The phrasing of our first morning prayer, “Modeh ani… she’hechezarta bi nishmasi” (rather than “Modeh ani… al she’hechezarta”), indicates that its meaning is “I acknowledge before You, O living and eternal King, that You have returned my soul to me…” Question, though: Were this an expression of thanks for our very existence (“Thank You, Hashem, for returning my soul to me”), it would be clear why it’s the first thing we utter. But if, indeed, it is an acknowledgment, what is it doing here, on the siddur’s opening page?
But with the help of our academic friends from Dartmouth and the University of Pennsylvania (or perhaps with just some common sense), we begin to understand. The day-commencing words of Modeh Ani (our commencement address?) declare that whatever our age or stage, even if “the future seems boundless,” it isn’t. Our days are indeed numbered.
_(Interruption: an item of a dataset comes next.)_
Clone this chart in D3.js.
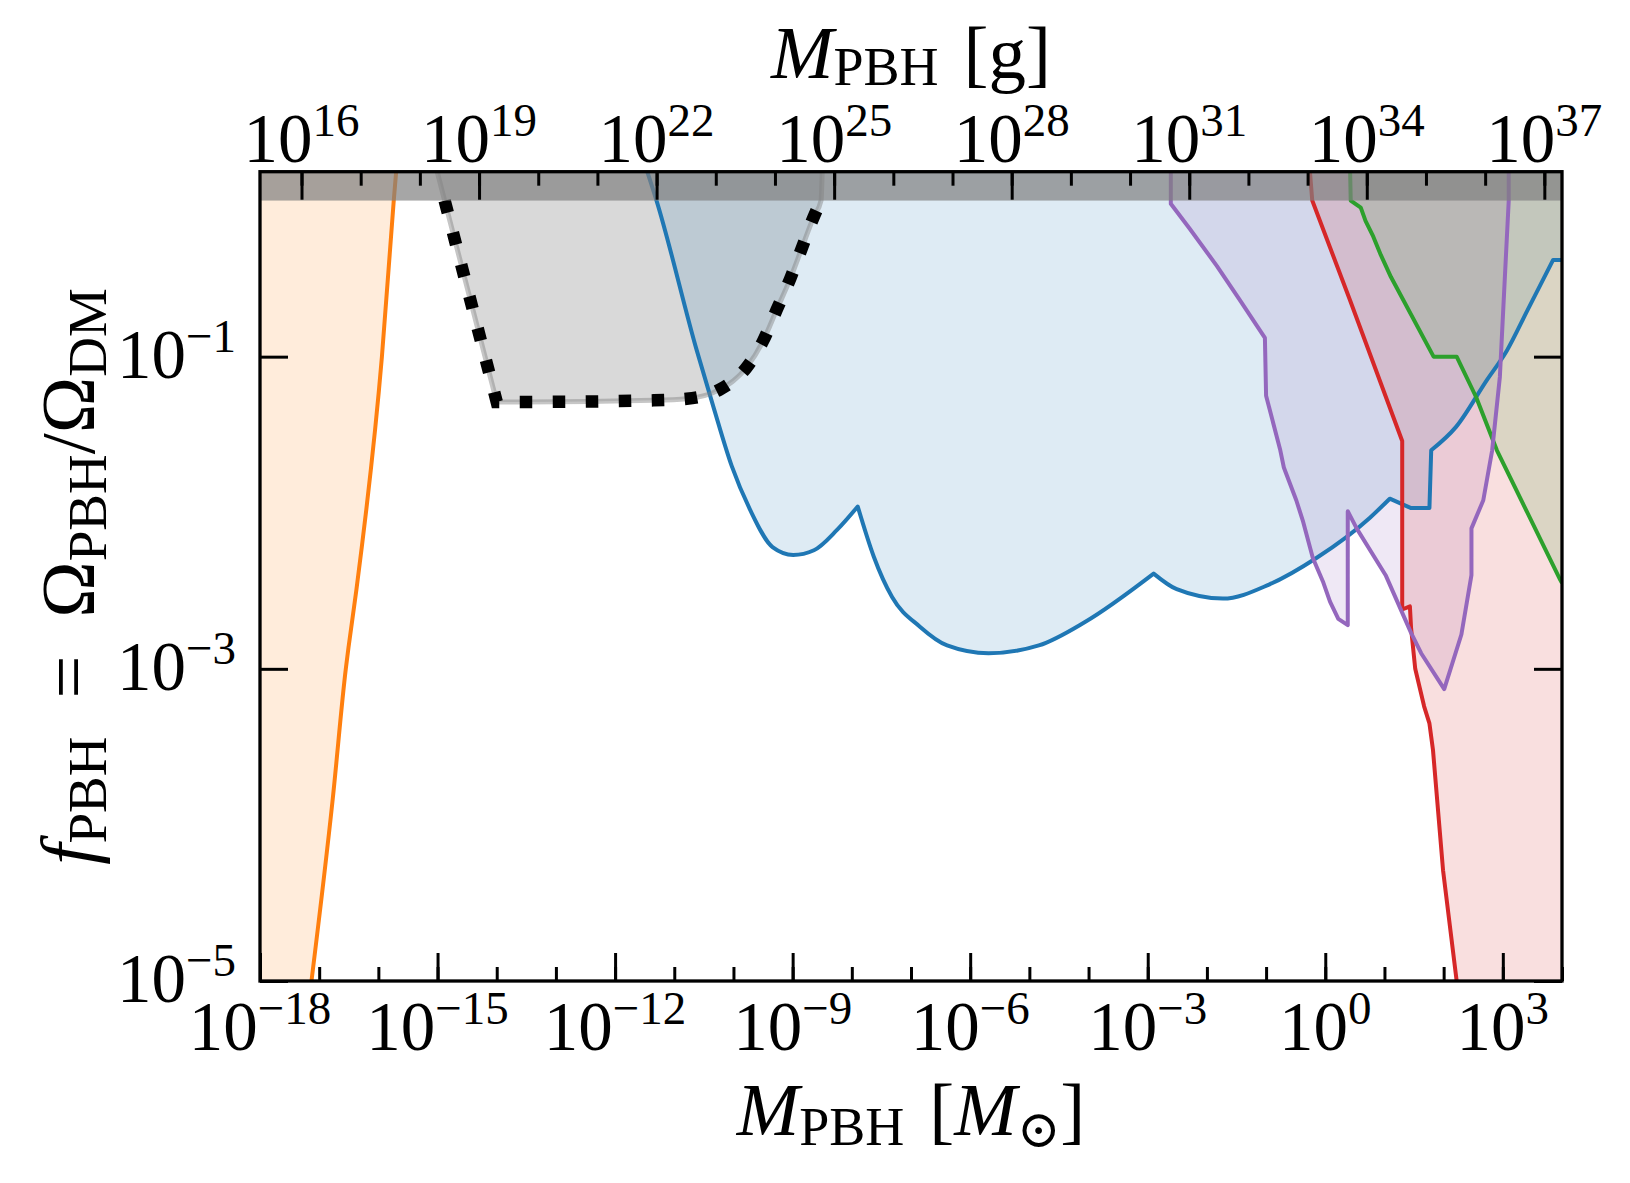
<!DOCTYPE html>
<html><head><meta charset="utf-8">
<script src="https://cdn.jsdelivr.net/npm/d3@7"></script>
<style>
body{margin:0;background:#fff;}
text{font-family:"Liberation Serif","DejaVu Serif",serif;fill:#000;}
</style></head><body>
<svg id="chart" width="1630" height="1183"></svg>
<script>
// ---------------- data (log10 M[M_sun], log10 f_PBH) ----------------
const MSUN_G = 1.989e33;
const xDomainExp = [-18, 4];
const yDomainExp = [-5, 0.185];
const bottomMinorExp = [-18,-17,-16,-15,-14,-13,-12,-11,-10,-9,-8,-7,-6,-5,-4,-3,-2,-1,0,1,2,3,4];
const bottomMajorExp = [-18,-15,-12,-9,-6,-3,0,3];
const topMinorExp = [16,17,18,19,20,21,22,23,24,25,26,27,28,29,30,31,32,33,34,35,36,37];
const topMajorExp = [16,19,22,25,28,31,34,37];
const yMajorExp = [-5,-3,-1];

const orangeCurve = [[-17.13,-5],[-16.77,-3.83],[-16.55,-3.0],[-16.50,-2.85],[-16.37,-2.49],[-15.94,-1],[-15.74,0],[-15.63,0.5]];

const greyRegion = [[-15.01,0.19],[-14.88,0.0],[-14.0,-1.29],[-13.55,-1.29],[-11.35,-1.28],[-10.79,-1.27],[-10.23,-1.21],[-9.78,-1.07],[-9.50,-0.90],[-9.27,-0.70],[-9.04,-0.50],[-8.85,-0.31],[-8.65,-0.11],[-8.52,0.0],[-8.50,0.19]];

const blueCurve = [[-11.46,0.19],[-11.30,0.0],[-10.62,-0.96],[-10.34,-1.32],[-10.03,-1.70],[-9.72,-1.98],[-9.34,-2.22],[-8.99,-2.27],[-8.64,-2.24],[-8.25,-2.11],[-7.90,-1.96],[-7.63,-2.28],[-7.32,-2.54],[-6.85,-2.73],[-6.39,-2.85],[-5.69,-2.90],[-4.84,-2.85],[-4.06,-2.70],[-2.90,-2.39],[-2.51,-2.49],[-1.73,-2.55],[-0.95,-2.46],[-0.15,-2.29],[0.76,-2.03],[1.09,-1.91],[1.45,-1.97],[1.76,-1.97],[1.79,-1.60],[2.21,-1.45],[2.73,-1.15],[3.07,-0.96],[3.42,-0.70],[3.85,-0.38],[4.0,-0.38]];
// index ranges of blueCurve: [start, end, smooth?]
const blueSegments = [[0,10,true],[10,18,true],[18,24,true],[24,27,false],[27,32,true],[32,33,false]];

const purpleCurve = [[-2.61,0.19],[-2.61,-0.02],[-2.29,-0.18],[-1.83,-0.42],[-1.44,-0.64],[-1.02,-0.88],[-1.00,-1.25],[-0.76,-1.60],[-0.70,-1.71],[-0.49,-1.92],[-0.38,-2.05],[-0.21,-2.29],[-0.04,-2.44],[0.08,-2.57],[0.22,-2.68],[0.38,-2.72],[0.38,-1.99],[0.53,-2.10],[1.02,-2.40],[1.45,-2.77],[1.62,-2.90],[2.01,-3.13],[2.30,-2.78],[2.47,-2.40],[2.47,-2.10],[2.67,-1.92],[2.82,-1.60],[2.95,-1.13],[3.04,-0.45],[3.10,0.0],[3.10,0.19]];

const redCurve = [[-0.26,0.19],[-0.22,0.0],[0.42,-0.64],[1.30,-1.54],[1.30,-2.62],[1.43,-2.60],[1.45,-2.74],[1.52,-3.00],[1.67,-3.24],[1.76,-3.35],[1.82,-3.52],[1.99,-4.29],[2.22,-5.0]];

const greenCurve = [[0.42,0.19],[0.43,0.0],[0.60,-0.045],[0.68,-0.13],[0.81,-0.23],[0.94,-0.35],[1.11,-0.49],[1.83,-1.0],[2.22,-1.0],[2.55,-1.26],[2.90,-1.60],[3.97,-2.43],[4.0,-2.45]];

// ---------------- layout ----------------
const L = 260, R = 1562, T = 171.7, B = 981;
const svg = d3.select("#chart");

const x = d3.scaleLog().domain([10**xDomainExp[0], 10**xDomainExp[1]]).range([L, R]);
const xg = d3.scaleLog().domain([10**xDomainExp[0]*MSUN_G, 10**xDomainExp[1]*MSUN_G]).range([L, R]);
const y = d3.scaleLog().domain([10**yDomainExp[0], 10**yDomainExp[1]]).range([B, T]);

const px = d => x(10**d[0]);
const py = d => y(10**d[1]);
const lin = d3.line().x(px).y(py);
const smooth = d3.line().x(px).y(py).curve(d3.curveMonotoneX);

function joinParts(parts){
  return parts.map((p,i) => i === 0 ? p : "L" + p.slice(1)).join("");
}
const blueD = joinParts(blueSegments.map(([a,b,s]) => (s ? smooth : lin)(blueCurve.slice(a, b+1))));
const orangeD = smooth(orangeCurve);
const greyD = joinParts([lin(greyRegion.slice(0,3)), smooth(greyRegion.slice(2))]);
const greyDotD = joinParts([lin(greyRegion.slice(1,3)), smooth(greyRegion.slice(2, greyRegion.length-1))]);

svg.append("defs").append("clipPath").attr("id","clip")
  .append("rect").attr("x",L).attr("y",T).attr("width",R-L).attr("height",B-T);
const g = svg.append("g").attr("clip-path","url(#clip)");

const yTopE = yDomainExp[1] + 0.05, yBotE = yDomainExp[0] - 0.05;
const xLeftE = xDomainExp[0] - 0.05, xRightE = xDomainExp[1] + 0.05;
const tail = pts => "L" + lin(pts).slice(1) + "Z";

// fills
g.append("path").attr("d", orangeD + tail([[xLeftE,yTopE],[xLeftE,yBotE],[orangeCurve[0][0],yBotE]]))
  .attr("fill","#ff7f0e").attr("fill-opacity",0.15);
g.append("path").attr("d", greyD + tail([[greyRegion[greyRegion.length-1][0], yTopE],[greyRegion[0][0], yTopE]]))
  .attr("fill","#808080").attr("fill-opacity",0.3);
g.append("path").attr("d", blueD + tail([[xRightE,blueCurve[blueCurve.length-1][1]], [xRightE,yTopE], [blueCurve[0][0],yTopE]]))
  .attr("fill","#1f77b4").attr("fill-opacity",0.15);
g.append("path").attr("d", lin(purpleCurve) + tail([[purpleCurve[purpleCurve.length-1][0], yTopE], [purpleCurve[0][0], yTopE]]))
  .attr("fill","#9467bd").attr("fill-opacity",0.15);
g.append("path").attr("d", lin(redCurve) + tail([[redCurve[redCurve.length-1][0], yBotE], [xRightE,yBotE], [xRightE,yTopE], [redCurve[0][0], yTopE]]))
  .attr("fill","#d62728").attr("fill-opacity",0.15);
g.append("path").attr("d", lin(greenCurve) + tail([[xRightE,greenCurve[greenCurve.length-1][1]], [xRightE,yTopE], [greenCurve[0][0], yTopE]]))
  .attr("fill","#2ca02c").attr("fill-opacity",0.15);

// lines
const lw = 4;
const stroke = (d, c) => g.append("path").attr("d", d).attr("fill","none").attr("stroke",c)
  .attr("stroke-width",lw).attr("stroke-linejoin","round");
stroke(orangeD, "#ff7f0e");
stroke(blueD, "#1f77b4");
stroke(lin(redCurve), "#d62728");
stroke(lin(greenCurve), "#2ca02c");
stroke(lin(purpleCurve), "#9467bd");
g.append("path").attr("d", greyD).attr("fill","none").attr("stroke","#808080").attr("stroke-opacity",0.45).attr("stroke-width",5);
g.append("path").attr("d", greyDotD).attr("fill","none")
  .attr("stroke","#000").attr("stroke-width",12.5).attr("stroke-dasharray","12.5,20.5");

// f > 1 band
g.append("rect").attr("x",L).attr("width",R-L).attr("y",T).attr("height",y(1)-T)
  .attr("fill","#808080").attr("fill-opacity",0.7);

// ---------------- axes ----------------
function styleAxis(sel){
  sel.select(".domain").remove();
  sel.selectAll("line").attr("stroke","#000").attr("stroke-width",3);
}
svg.append("g").attr("transform",`translate(0,${B})`)
  .call(d3.axisBottom(x).tickValues(bottomMinorExp.map(e=>10**e)).tickSize(-14).tickFormat("")).call(styleAxis);
svg.append("g").attr("transform",`translate(0,${B})`)
  .call(d3.axisBottom(x).tickValues(bottomMajorExp.map(e=>10**e)).tickSize(-28).tickFormat("")).call(styleAxis);
svg.append("g").attr("transform",`translate(0,${T})`)
  .call(d3.axisTop(xg).tickValues(topMinorExp.map(e=>10**e)).tickSize(-14).tickFormat("")).call(styleAxis);
svg.append("g").attr("transform",`translate(0,${T})`)
  .call(d3.axisTop(xg).tickValues(topMajorExp.map(e=>10**e)).tickSize(-28).tickFormat("")).call(styleAxis);
svg.append("g").attr("transform",`translate(${L},0)`)
  .call(d3.axisLeft(y).tickValues(yMajorExp.map(e=>10**e)).tickSize(-28).tickFormat("")).call(styleAxis);
svg.append("g").attr("transform",`translate(${R},0)`)
  .call(d3.axisRight(y).tickValues(yMajorExp.map(e=>10**e)).tickSize(-28).tickFormat("")).call(styleAxis);

svg.append("rect").attr("x",L).attr("y",T).attr("width",R-L).attr("height",B-T)
  .attr("fill","none").attr("stroke","#000").attr("stroke-width",3.3);

// tick labels
function powLabel(e, xx, yy, anchor){
  const t = svg.append("text").attr("x",xx).attr("y",yy).attr("text-anchor",anchor).attr("font-size",69);
  t.append("tspan").text("10");
  t.append("tspan").attr("font-size",47).attr("dy",-26).text(e<0 ? "\u2212"+(-e) : String(e));
}
bottomMajorExp.forEach(e => powLabel(e, x(10**e), 1050, "middle"));
topMajorExp.forEach(e => powLabel(e, xg(10**e), 162, "middle"));
yMajorExp.forEach(e => powLabel(e, 236, y(10**e)+21, "end"));

// axis titles
function massLabel(xx, yy, unit, sub){
  const t = svg.append("text").attr("x",xx).attr("y",yy).attr("text-anchor","middle").attr("font-size",75);
  t.append("tspan").attr("font-style","italic").text("M");
  t.append("tspan").attr("font-size",54).attr("dy",sub).text("PBH");
  t.append("tspan").attr("dy",-sub).text("\u2004[");
  if (unit === "sun") {
    t.append("tspan").attr("font-style","italic").text("M");
    t.append("tspan").attr("font-size",52).attr("dy",12).text("\u2299");
    t.append("tspan").attr("dy",-12).text("]");
  } else {
    t.append("tspan").text("g]");
  }
}
massLabel((L+R)/2, 1135, "sun", 10);
massLabel((L+R)/2, 78, "g", 7);

const yl = svg.append("text").attr("transform",`translate(94,${(T+B)/2}) rotate(-90)`)
  .attr("text-anchor","middle").attr("font-size",76);
yl.append("tspan").attr("font-style","italic").text("f");
yl.append("tspan").attr("font-size",55).attr("dy",12).text("PBH");
yl.append("tspan").attr("dy",-12).text("\u2002=\u2002\u03A9");
yl.append("tspan").attr("font-size",55).attr("dy",12).text("PBH");
yl.append("tspan").attr("dy",-12).text("/\u03A9");
yl.append("tspan").attr("font-size",55).attr("dy",12).text("DM");
</script>
</body></html>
After all, only a few short hours from now we’ll once again return our souls to our Maker for what will hopefully be only a temporary overnight deposit.
And that, per the above-referenced study findings, is the ideal preface to the morning blessings (which were originally said upon rising, as a Jew performed each of the functions for which those brachos give thanks). Squarely acknowledging the contingent uncertainty and brevity of life turns every Jew, no matter how young, into the older, wiser person, who, according to the study, understands that chasing all manner of exotic experiences is futile and that it’s in life’s simple pleasures that happiness inheres.
Modeh Ani sharpens like nothing else our appreciation for the abundant “ordinary” kindnesses with which Hashem fills our lives, for which we now proceed to thank Him, with the stage set to recite a battery of brachos focusing on the most ordinary of ordinary things — extra ordinary, one might say. Most of these aren’t even particular things we do at a specific moment, but simply who we are and what capabilities we have: That I’m a Jewish man or woman, a functioning one who can see and sit up and move.
Of such basic, inherent gifts is happiness made.